» Stated goal: Exactly repeat the lines starting at the one that holds "Emit a component" and ending at the one that holds "import * as d3 from 'd3';". Both end lines count; leave out everything else.

» Data provided:
★ ★ ★

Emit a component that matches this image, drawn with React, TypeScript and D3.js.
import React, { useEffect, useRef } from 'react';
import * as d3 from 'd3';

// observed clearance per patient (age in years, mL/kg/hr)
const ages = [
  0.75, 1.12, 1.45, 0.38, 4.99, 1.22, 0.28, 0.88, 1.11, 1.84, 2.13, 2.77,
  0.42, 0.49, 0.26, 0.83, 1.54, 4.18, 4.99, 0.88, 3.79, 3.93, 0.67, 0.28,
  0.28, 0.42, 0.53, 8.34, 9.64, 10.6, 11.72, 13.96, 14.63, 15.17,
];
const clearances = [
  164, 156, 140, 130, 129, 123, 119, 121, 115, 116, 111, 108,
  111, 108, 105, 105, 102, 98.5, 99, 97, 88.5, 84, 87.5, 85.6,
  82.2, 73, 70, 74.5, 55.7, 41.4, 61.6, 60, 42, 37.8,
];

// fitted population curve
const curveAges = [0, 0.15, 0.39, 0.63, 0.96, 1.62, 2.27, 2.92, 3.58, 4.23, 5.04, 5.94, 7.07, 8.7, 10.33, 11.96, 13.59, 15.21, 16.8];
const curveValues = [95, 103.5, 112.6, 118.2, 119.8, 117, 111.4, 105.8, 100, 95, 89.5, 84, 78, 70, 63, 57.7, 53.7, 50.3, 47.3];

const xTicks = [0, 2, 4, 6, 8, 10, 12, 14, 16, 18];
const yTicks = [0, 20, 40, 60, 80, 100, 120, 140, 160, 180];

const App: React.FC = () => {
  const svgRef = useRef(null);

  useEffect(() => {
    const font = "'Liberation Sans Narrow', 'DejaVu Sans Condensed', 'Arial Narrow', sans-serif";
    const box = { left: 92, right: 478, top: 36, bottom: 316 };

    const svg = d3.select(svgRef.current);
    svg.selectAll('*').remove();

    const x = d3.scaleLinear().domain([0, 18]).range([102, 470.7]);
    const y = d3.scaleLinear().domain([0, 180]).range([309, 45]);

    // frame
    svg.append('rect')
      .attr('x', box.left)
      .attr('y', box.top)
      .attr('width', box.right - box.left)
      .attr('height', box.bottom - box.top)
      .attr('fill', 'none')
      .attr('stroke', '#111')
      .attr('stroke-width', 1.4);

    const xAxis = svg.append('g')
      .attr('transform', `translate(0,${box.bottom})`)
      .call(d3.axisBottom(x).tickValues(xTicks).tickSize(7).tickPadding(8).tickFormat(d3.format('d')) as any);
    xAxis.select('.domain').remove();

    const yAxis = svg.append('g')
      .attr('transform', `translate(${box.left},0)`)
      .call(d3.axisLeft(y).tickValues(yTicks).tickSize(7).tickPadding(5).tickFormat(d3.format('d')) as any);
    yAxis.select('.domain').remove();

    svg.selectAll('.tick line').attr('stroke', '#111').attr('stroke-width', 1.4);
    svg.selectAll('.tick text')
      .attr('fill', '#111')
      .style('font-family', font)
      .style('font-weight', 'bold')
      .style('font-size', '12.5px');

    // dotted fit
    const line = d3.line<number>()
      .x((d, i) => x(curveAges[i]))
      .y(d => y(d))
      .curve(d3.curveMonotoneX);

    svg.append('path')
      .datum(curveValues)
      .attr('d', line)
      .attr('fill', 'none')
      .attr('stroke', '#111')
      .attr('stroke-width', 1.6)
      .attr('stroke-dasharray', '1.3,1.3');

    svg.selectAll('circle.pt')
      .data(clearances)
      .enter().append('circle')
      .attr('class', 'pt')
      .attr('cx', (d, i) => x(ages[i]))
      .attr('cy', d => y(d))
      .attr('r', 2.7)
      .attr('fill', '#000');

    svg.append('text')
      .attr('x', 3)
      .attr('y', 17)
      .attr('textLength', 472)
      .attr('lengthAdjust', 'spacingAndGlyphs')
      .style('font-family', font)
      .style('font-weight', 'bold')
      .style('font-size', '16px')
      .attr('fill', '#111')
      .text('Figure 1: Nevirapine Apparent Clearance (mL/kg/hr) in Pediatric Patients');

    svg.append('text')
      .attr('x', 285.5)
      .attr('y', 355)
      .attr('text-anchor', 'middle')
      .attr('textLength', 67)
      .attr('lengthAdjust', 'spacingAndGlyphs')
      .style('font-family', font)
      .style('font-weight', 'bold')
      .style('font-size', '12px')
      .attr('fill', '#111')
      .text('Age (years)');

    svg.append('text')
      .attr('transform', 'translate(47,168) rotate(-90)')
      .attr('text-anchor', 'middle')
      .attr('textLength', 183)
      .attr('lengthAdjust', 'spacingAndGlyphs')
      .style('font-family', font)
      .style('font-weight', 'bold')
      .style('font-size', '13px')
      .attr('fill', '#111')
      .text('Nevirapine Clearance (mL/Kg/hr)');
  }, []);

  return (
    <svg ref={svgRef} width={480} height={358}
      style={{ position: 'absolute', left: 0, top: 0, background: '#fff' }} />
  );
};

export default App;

★ ★ ★

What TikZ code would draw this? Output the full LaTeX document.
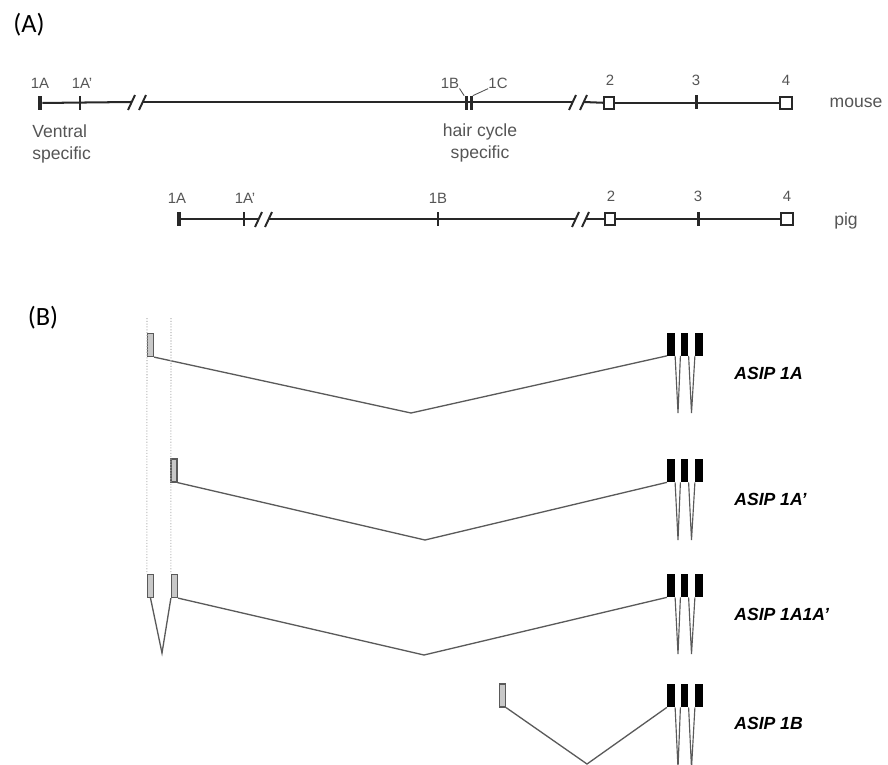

★ ★ ★

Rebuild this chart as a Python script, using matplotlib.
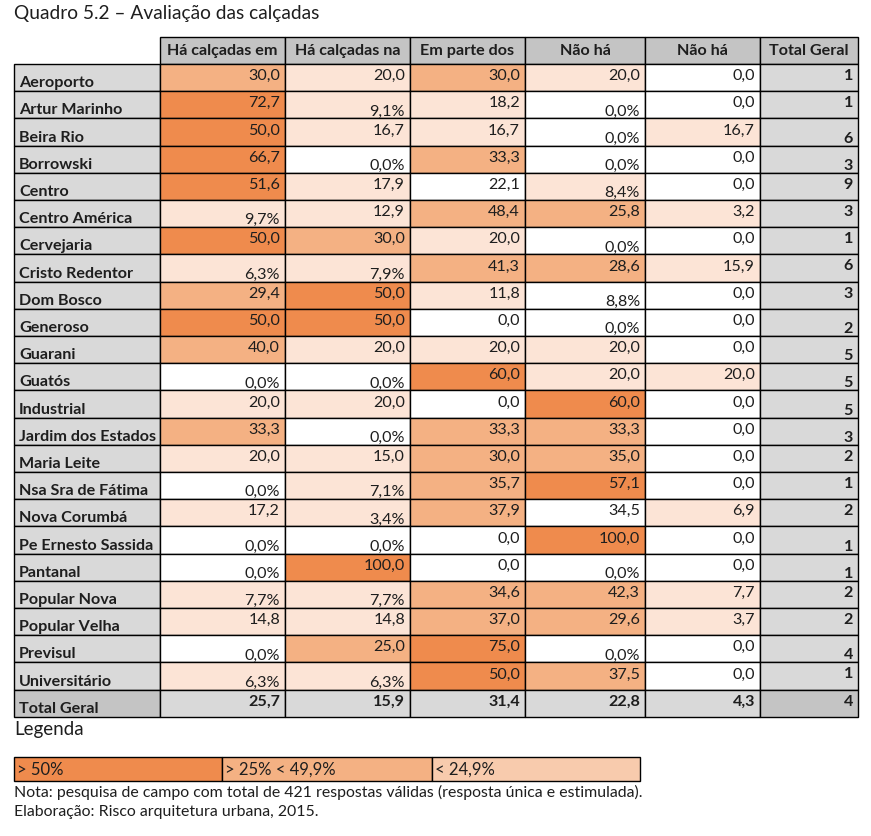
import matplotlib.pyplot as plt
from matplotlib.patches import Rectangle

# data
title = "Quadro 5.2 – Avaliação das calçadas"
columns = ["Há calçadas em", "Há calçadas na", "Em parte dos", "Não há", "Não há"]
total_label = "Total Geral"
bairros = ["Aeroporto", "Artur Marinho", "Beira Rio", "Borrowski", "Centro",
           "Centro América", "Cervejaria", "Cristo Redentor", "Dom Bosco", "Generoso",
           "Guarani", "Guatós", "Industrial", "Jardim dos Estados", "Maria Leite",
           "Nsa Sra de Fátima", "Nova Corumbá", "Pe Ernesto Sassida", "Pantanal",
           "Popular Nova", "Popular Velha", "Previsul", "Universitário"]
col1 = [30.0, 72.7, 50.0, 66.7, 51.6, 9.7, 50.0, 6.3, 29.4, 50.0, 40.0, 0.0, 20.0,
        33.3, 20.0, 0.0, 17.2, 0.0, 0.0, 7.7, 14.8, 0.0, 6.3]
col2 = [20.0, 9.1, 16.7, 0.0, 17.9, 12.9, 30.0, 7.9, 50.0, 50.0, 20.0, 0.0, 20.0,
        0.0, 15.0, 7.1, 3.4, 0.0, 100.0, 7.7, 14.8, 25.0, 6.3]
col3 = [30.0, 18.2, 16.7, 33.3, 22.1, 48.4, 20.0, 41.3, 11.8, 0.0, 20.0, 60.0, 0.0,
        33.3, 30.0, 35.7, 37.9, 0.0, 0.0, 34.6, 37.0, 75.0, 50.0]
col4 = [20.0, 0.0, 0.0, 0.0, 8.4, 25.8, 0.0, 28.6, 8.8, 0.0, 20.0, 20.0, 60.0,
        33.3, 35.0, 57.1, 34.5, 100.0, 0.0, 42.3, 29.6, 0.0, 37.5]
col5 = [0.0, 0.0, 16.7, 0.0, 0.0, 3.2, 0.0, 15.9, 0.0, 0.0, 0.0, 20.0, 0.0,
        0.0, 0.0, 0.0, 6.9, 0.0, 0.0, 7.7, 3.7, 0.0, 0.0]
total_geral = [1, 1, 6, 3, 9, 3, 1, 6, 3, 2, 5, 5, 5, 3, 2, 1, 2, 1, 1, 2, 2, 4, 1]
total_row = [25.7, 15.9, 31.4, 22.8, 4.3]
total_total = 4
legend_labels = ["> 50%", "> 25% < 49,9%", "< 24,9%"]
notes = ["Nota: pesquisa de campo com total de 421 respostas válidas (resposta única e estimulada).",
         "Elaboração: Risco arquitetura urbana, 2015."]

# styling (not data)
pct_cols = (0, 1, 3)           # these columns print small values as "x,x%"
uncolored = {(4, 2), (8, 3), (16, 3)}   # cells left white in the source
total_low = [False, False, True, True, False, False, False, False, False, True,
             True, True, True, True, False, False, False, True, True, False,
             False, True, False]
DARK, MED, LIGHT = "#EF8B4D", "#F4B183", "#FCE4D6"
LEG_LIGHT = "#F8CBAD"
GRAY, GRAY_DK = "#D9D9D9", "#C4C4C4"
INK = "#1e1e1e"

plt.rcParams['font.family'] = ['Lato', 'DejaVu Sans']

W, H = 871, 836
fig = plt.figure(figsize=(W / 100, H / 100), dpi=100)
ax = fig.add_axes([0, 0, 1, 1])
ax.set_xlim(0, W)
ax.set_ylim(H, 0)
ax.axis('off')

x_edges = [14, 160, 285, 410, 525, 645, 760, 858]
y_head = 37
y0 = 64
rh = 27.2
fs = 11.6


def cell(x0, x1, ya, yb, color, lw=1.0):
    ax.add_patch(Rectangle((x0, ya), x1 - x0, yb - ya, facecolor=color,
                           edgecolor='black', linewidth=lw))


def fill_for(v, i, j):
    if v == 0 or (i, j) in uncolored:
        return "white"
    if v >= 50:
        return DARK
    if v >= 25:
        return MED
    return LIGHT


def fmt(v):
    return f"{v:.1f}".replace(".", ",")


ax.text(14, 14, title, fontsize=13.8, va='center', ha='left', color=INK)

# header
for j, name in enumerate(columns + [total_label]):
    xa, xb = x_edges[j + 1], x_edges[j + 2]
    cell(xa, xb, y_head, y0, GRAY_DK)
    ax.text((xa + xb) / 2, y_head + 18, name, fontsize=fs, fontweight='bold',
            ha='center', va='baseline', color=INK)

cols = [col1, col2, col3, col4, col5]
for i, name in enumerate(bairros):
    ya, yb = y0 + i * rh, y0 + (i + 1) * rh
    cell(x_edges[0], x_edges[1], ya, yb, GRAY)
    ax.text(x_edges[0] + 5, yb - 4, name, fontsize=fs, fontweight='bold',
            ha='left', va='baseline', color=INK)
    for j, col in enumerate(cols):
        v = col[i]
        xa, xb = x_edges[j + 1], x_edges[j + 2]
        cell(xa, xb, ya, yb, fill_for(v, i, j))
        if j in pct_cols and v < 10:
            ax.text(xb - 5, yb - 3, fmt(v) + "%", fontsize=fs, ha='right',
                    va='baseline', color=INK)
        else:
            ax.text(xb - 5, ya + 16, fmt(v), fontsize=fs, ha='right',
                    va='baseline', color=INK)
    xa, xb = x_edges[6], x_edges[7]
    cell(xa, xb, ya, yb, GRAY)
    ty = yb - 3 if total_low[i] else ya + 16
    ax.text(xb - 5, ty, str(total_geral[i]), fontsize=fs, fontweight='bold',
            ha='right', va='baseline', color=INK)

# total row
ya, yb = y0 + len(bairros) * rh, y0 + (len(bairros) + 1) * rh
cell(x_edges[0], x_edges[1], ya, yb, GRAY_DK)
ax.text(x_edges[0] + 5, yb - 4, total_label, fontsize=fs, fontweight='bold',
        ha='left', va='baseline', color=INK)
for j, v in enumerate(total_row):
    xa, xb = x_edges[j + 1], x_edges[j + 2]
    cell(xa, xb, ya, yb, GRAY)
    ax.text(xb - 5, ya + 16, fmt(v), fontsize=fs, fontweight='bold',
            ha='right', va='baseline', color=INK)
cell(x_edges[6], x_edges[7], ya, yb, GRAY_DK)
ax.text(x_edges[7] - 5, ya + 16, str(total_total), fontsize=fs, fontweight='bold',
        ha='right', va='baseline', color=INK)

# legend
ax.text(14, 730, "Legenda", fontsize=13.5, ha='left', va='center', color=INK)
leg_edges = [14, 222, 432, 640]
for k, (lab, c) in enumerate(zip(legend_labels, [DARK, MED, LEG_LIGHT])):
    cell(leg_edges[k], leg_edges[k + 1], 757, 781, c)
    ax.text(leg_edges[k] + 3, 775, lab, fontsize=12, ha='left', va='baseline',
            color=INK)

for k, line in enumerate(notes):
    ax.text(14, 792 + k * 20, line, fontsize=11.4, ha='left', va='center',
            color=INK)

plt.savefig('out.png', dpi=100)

★ ★ ★

» In response:
Emit a component that matches this image, drawn with React, TypeScript and D3.js.
import React, { useEffect, useRef } from 'react';
import * as d3 from 'd3';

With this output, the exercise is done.